The final ingredient is that matter needs to develop the capacity to compute. All life forms are computers that are ingesting physical order and generating physical order, whether it’s at the molecular level, in the case of the cells, or in the nervous system, like we do.
So together, out-of-equilibrium systems, solids, and the computational capacities of matter explain the physical origins of information.
Q. How does all of this tie into your research on economic growth?
A. All systems have a finite capacity to accumulate information and a finite capacity to compute. At some point, even multicellular organisms like us run out of capacity. So to make information grow, you need to have a team or a group or a society with a higher capacity to generate information. That makes the problem of economic growth a particular case of the growth of information, because economic growth involves the capacity to generate physical order. In the case of economies, this is the capacity to generate order that has economic value.
So the question then is, “How do people form the networks they need to increase their computational capacity?” In traditional economic approaches, people see these networks as an epiphenomenon of economic activity. You have something that I want to buy, so we connect and make a transaction; then we go our separate ways. But this is an oversimplification. What sociologists, like Mark Granovetter, showed is that there is a lot of pre-existing social structure, like families, that embed economic activity.
This pre-existing social structure, and social institutions such as trust, are important for the accumulation of computation capacity. As Francis Fukuyama argued in his book “Trust,” societies that differ in their levels of trust gravitate to different types of industries. On the one hand, you have familial societies, in which people don’t trust each other. Here, companies tend to be managed by a relatively small group of people who are all related by family. Their computational capacity is modest. They’re going to gravitate toward industries like agriculture or extractive industries or finance or retail, where basically you can have a few brothers manage the business.

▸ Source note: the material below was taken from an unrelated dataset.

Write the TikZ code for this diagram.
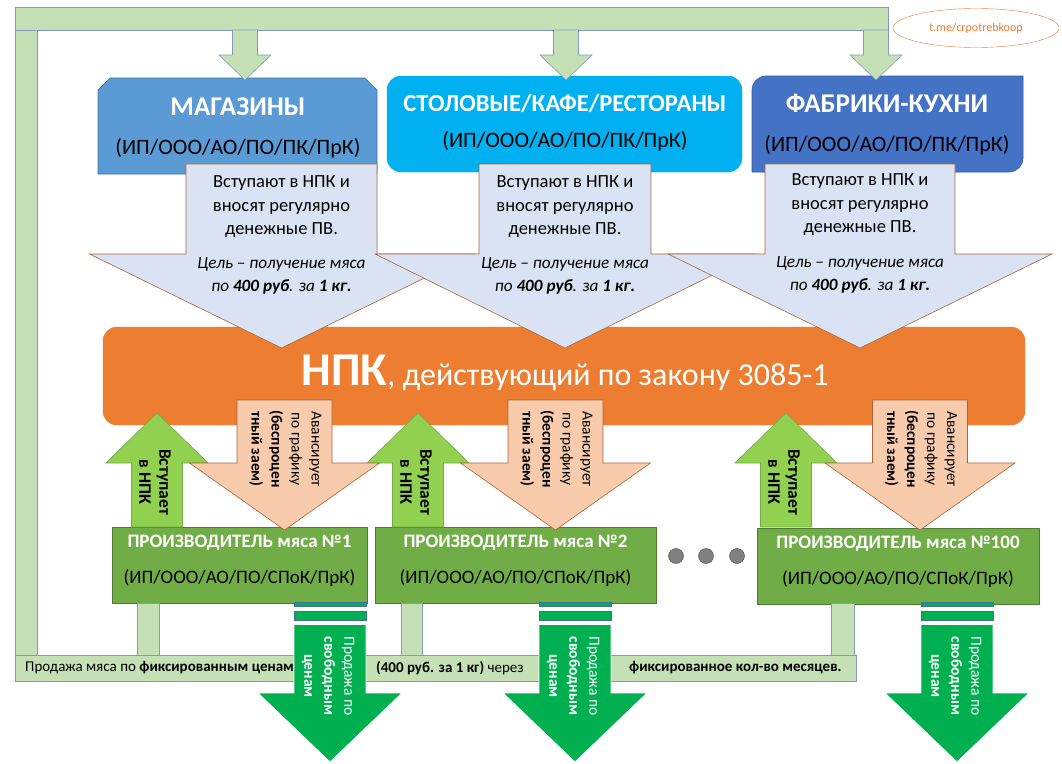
\documentclass[tikz,border=0pt]{standalone}
\usepackage{fontspec}
\setmainfont{Carlito}
\usepackage{xcolor}
\usepackage{tikz}
\usetikzlibrary{shapes.geometric}

\definecolor{frameg}{HTML}{C5E0B4}
\definecolor{frameline}{HTML}{7F9CC0}
\definecolor{shopb}{HTML}{5B9BD5}
\definecolor{cafeb}{HTML}{00B0F0}
\definecolor{factb}{HTML}{4472C4}
\definecolor{paleb}{HTML}{DAE3F3}
\definecolor{brn}{HTML}{A8653A}
\definecolor{orng}{HTML}{ED7D31}
\definecolor{upg}{HTML}{92D050}
\definecolor{peach}{HTML}{F8CBAD}
\definecolor{prodg}{HTML}{70AD47}
\definecolor{dkg}{HTML}{00B050}
\definecolor{stripeline}{HTML}{41719C}

% block arrow: [style]{x of centre}{y of tail}{y of neck}{y of tip}{half shaft}{half head}
\newcommand{\blockarrow}[7][]{%
  \draw[#1] ({#2-#6},#3) -- ({#2+#6},#3) -- ({#2+#6},#4) -- ({#2+#7},#4) -- (#2,#5)
    -- ({#2-#7},#4) -- ({#2-#6},#4) -- cycle;}

\begin{document}
\begin{tikzpicture}[x=1pt, y=-1pt,
  lbar/.style={draw=frameline, fill=frameg, line width=0.6pt},
  hd/.style={inner sep=0, text=white, font=\fontsize{27}{30}\selectfont\bfseries},
  sub/.style={inner sep=0, font=\fontsize{22}{26}\selectfont},
  barr/.style={draw=brn, fill=paleb, line width=0.6pt},
  btxt/.style={align=center, inner sep=0, font=\fontsize{18.5}{23.5}\selectfont},
  itxt/.style={align=center, inner sep=0, font=\fontsize{17.2}{23}\selectfont\itshape},
  uarr/.style={draw=prodg, fill=upg, line width=0.6pt},
  parr/.style={draw=brn, fill=peach, line width=0.6pt},
  rtxt/.style={rotate=-90, align=center, inner sep=0, font=\fontsize{15.5}{20}\selectfont},
  prod/.style={draw=prodg!70!black, fill=prodg, line width=0.6pt},
  ptitle/.style={inner sep=0, text=white, font=\fontsize{19}{22}\selectfont\bfseries},
  psub/.style={inner sep=0, font=\fontsize{19}{22}\selectfont},
  stxt/.style={inner sep=0, anchor=west, font=\fontsize{15}{18}\selectfont},
  stripe/.style={draw=stripeline, fill=dkg, line width=0.6pt},
  garr/.style={draw=white, fill=dkg, line width=0.8pt},
  dot/.style={circle, draw=black!75, fill=black!50, minimum size=15pt, inner sep=0}
]
\useasboundingbox[fill=white] (0,0) rectangle (1062,763);

% buyers
\draw[draw=stripeline, fill=shopb, line width=0.6pt] (98,174) -- (98,90) -- (110,78) -- (365,78)
  -- (377,90) -- (377,174) -- cycle;
\draw[draw=cafeb, fill=cafeb, rounded corners=14pt] (387,76) rectangle (742,172);
\draw[draw=factb!80!black, fill=factb, line width=0.6pt] (752,172) -- (752,90)
  arc[start angle=180, end angle=270, radius=14] -- (1023,76) -- (1023,158)
  arc[start angle=0, end angle=90, radius=14] -- cycle;
\node[hd] (shop) at (238,107) {МАГАЗИНЫ};
\node[sub] (shopsub) at (238,148) {(ИП/ООО/АО/ПО/ПК/ПрК)};
\node[hd, font=\fontsize{24.5}{28}\selectfont\bfseries] (cafe) at (565,103) {СТОЛОВЫЕ/КАФЕ/РЕСТОРАНЫ};
\node[sub] (cafesub) at (565,141) {(ИП/ООО/АО/ПО/ПК/ПрК)};
\node[hd] (fact) at (887,103) {ФАБРИКИ-КУХНИ};
\node[sub] (factsub) at (887,145) {(ИП/ООО/АО/ПО/ПК/ПрК)};

% frame on top
\draw[lbar] (15,7) rectangle (888,30);
\draw[lbar] (15,30) rectangle (37,655);
\blockarrow[lbar]{245}{30}{55}{80}{12.5}{26}
\blockarrow[lbar]{566}{30}{55}{80}{12.5}{26}
\blockarrow[lbar]{876}{30}{55}{80}{12.5}{26}

% NPK
\draw[fill=orng, draw=orng, rounded corners=14pt] (103,327) rectangle (1025,425);
\node[inner sep=0, text=white, font=\fontsize{32}{36}\selectfont] (npk) at (565,373)
  {{\fontsize{47}{47}\selectfont\bfseries НПК}, действующий по закону 3085-1};

% contributions
\blockarrow[barr]{281.5}{164}{254}{348}{95.5}{192}
\node[btxt] (in1) at (281.5,207) {Вступают в НПК и\\вносят регулярно\\денежные ПВ.};
\node[itxt] (goal1) at (281.5,276) {Цель -- получение мяса\\по \textbf{400 руб}. за \textbf{1 кг.}};
\blockarrow[barr]{565}{164}{254}{348}{86}{190}
\node[btxt] (in2) at (565,207) {Вступают в НПК и\\вносят регулярно\\денежные ПВ.};
\node[itxt] (goal2) at (565,276) {Цель -- получение мяса\\по \textbf{400 руб}. за \textbf{1 кг.}};
\blockarrow[barr]{860}{164}{254}{348}{95}{192}
\node[btxt] (in3) at (860,205) {Вступают в НПК и\\вносят регулярно\\денежные ПВ.};
\node[itxt] (goal3) at (860,275) {Цель -- получение мяса\\по \textbf{400 руб}. за \textbf{1 кг.}};

% producers
\draw[prod] (112,527) rectangle (367,603);
\draw[prod] (375,527) rectangle (656,603);
\draw[prod] (757,528) rectangle (1039,604);
\node[ptitle] (p1) at (239.5,543) {ПРОИЗВОДИТЕЛЬ мяса №1};
\node[psub] (p1sub) at (239.5,578) {(ИП/ООО/АО/ПО/СПоК/ПрК)};
\node[ptitle] (p2) at (515.5,543) {ПРОИЗВОДИТЕЛЬ мяса №2};
\node[psub] (p2sub) at (515.5,578) {(ИП/ООО/АО/ПО/СПоК/ПрК)};
\node[ptitle] (p3) at (898,544) {ПРОИЗВОДИТЕЛЬ мяса №100};
\node[psub] (p3sub) at (898,579) {(ИП/ООО/АО/ПО/СПоК/ПрК)};

\foreach \x/\n in {157/1, 418/2, 786/3} {
  \blockarrow[uarr]{\x}{527}{463}{413}{25.5}{51}
  \node[rtxt, font=\fontsize{17.5}{20}\selectfont\bfseries] (join\n) at (\x-2,482) {Вступает\\в НПК};
}
\foreach \x/\n in {284.5/1, 555.5/2, 920/3} {
  \blockarrow[parr]{\x}{400}{463}{530}{47.5}{95}
  \node[rtxt] (adv\n) at (\x+1,449) {Авансирует\\по графику\\\textbf{(беспроцен}\\\textbf{тный заем)}};
}

\node[dot] (d1) at (676,556) {};
\node[dot] (d2) at (706,556) {};
\node[dot] (d3) at (737,556) {};

% sale at fixed prices
\draw[lbar] (137,603) rectangle (159,655);
\draw[lbar] (401,603) rectangle (422,655);
\draw[lbar] (831,603) rectangle (854,655);
\draw[lbar] (15,655) rectangle (856,681);
\node[stxt] (fix1) at (25,668) {Продажа мяса по \textbf{фиксированным ценам}};
\node[stxt] (fix2) at (376,668) {\textbf{(400 руб. за 1 кг)} через};
\node[stxt] (fix3) at (629,668) {\textbf{фиксированное кол-во месяцев.}};

% sale at free prices
\foreach \x/\n in {330/1, 575/2, 957/3} {
  \draw[stripe] (\x-36,602) rectangle (\x+36,606.5);
  \draw[stripe] (\x-36,611) rectangle (\x+36,620);
  \blockarrow[garr]{\x}{624.5}{693}{762}{36}{72}
  \node[rtxt, text=white] (free\n) at (\x-2,676) {Продажа по\\\textbf{свободным}\\\textbf{ценам}};
}

\node[ellipse, draw=orng, fill=white, minimum width=166pt, minimum height=39pt, inner sep=0,
  text=orng, font=\fontsize{12}{14}\selectfont] (tg) at (976,28) {t.me/crpotrebkoop};
\end{tikzpicture}
\end{document}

In trust-based societies, where people trust each other more, the cost of links is lower, and people tend to form large networks with non-kin. In those non-kin societies, you have, let’s say, a Steve Jobs and a Steve Wozniak and a Jonny Ive. You have a diverse pool of talent that creates large networks that gravitate toward complex industries where humans crystallize a lot of imagination. In trust societies, people gravitate towards the aerospace industry, car manufacturing, electronics, pharmaceuticals — the most complex industries, because they’re able to form larger networks that can accumulate more computation.
So countries with a lot of trust and good institutions can create very complex computers that are able to process large volumes of information and create complex products that are rare and have a big premium on the market. So by thinking of economies in terms of information and computation, you can also connect institutions with the mix of products that countries make and with wealth. A social network is nothing other than a distributed computer.